Data records:
-- START --

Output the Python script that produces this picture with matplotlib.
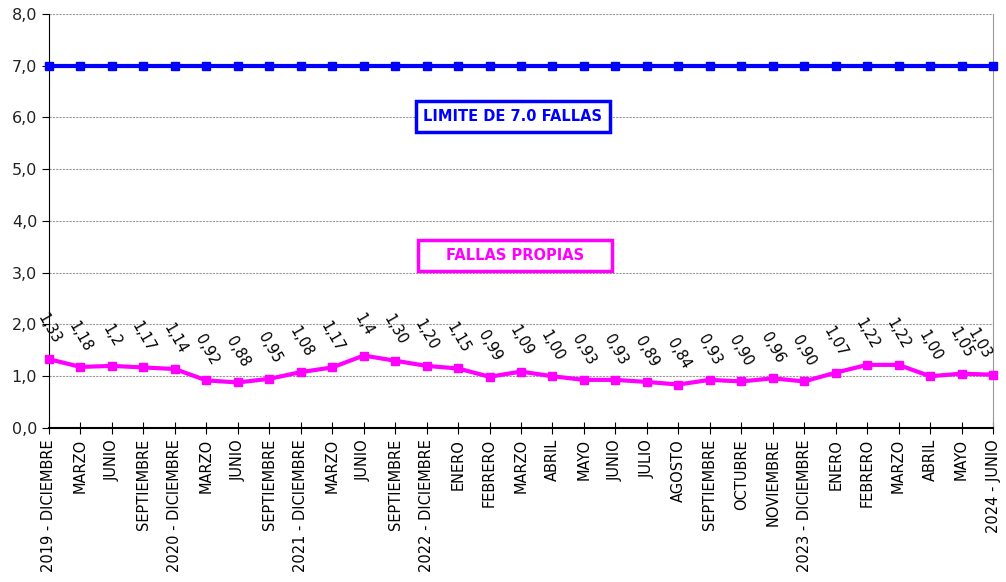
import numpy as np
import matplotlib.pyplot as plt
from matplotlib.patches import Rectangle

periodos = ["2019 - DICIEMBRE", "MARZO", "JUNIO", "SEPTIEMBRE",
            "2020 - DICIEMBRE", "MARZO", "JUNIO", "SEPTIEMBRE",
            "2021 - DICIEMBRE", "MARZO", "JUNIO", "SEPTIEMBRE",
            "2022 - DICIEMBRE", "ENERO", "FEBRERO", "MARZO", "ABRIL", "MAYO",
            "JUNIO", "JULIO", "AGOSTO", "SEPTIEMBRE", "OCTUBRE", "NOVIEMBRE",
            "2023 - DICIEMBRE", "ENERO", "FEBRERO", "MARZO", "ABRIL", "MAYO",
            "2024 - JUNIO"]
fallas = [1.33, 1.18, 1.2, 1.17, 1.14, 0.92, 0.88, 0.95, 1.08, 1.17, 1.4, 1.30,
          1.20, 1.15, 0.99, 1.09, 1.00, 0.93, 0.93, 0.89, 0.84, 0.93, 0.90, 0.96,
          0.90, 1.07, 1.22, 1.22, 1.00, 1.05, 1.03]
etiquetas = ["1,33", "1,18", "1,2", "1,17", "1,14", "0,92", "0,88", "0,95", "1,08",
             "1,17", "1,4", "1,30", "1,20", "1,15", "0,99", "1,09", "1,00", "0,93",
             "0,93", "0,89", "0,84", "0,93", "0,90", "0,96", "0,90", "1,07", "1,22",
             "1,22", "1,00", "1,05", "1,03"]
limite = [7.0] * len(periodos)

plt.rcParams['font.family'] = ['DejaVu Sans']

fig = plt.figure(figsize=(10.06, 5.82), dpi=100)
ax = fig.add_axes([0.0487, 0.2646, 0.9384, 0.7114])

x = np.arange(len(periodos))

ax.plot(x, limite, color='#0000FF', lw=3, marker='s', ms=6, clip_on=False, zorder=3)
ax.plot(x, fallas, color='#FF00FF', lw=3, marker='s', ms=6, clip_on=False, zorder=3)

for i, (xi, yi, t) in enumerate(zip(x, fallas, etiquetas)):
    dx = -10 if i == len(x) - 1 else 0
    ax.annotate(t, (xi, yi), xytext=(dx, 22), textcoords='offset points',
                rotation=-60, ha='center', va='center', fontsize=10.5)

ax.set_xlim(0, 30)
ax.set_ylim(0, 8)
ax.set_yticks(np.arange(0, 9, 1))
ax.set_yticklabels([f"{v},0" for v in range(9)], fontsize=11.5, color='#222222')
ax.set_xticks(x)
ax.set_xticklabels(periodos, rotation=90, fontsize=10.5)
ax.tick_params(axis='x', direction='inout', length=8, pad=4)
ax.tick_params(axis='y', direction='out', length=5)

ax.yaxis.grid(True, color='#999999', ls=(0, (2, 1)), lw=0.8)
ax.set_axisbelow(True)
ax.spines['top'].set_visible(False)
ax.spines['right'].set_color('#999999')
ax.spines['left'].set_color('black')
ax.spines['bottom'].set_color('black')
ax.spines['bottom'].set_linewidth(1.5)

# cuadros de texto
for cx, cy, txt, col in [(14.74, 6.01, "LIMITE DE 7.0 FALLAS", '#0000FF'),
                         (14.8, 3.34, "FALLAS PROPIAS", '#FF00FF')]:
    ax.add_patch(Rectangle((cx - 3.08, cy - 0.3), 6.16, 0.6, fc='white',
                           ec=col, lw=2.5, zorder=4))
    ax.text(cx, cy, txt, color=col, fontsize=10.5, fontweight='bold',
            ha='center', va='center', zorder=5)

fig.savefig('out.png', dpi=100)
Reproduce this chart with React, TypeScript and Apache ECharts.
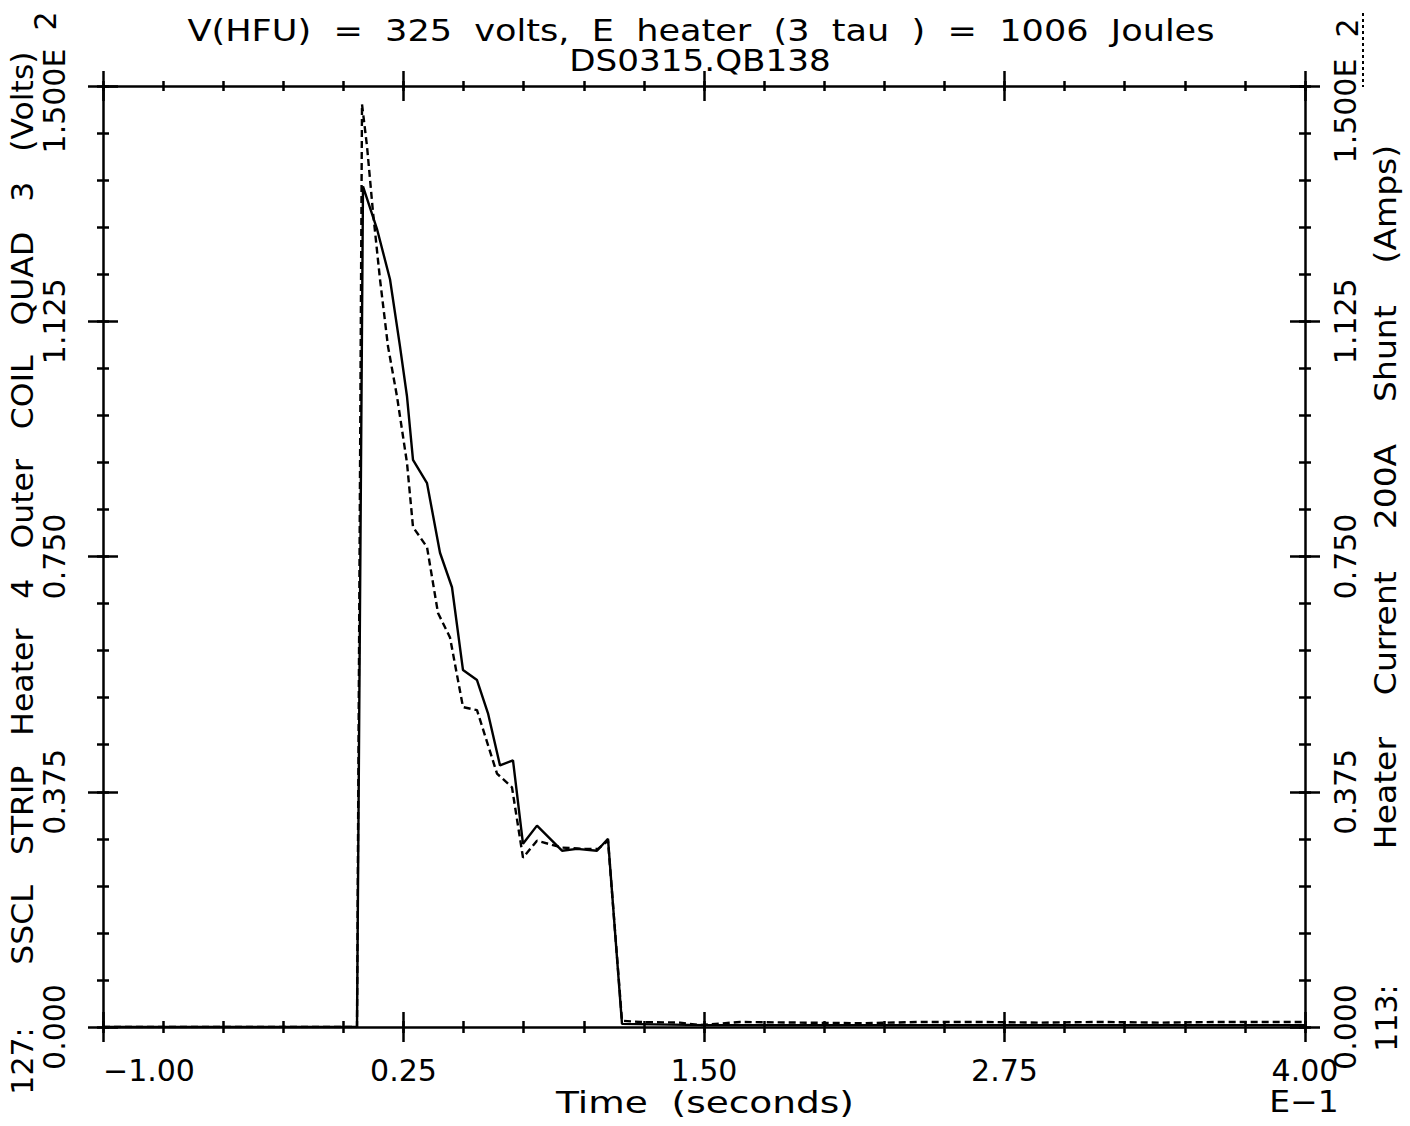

-- END --

Given exercise: Starting at the first line of the material, output exactly the lines up to and including the one with "from matplotlib.patches import Rectangle". Do not include the pictures.

Exercise result:
Output the Python script that produces this picture with matplotlib.
import numpy as np
import matplotlib.pyplot as plt
from matplotlib.patches import Rectangle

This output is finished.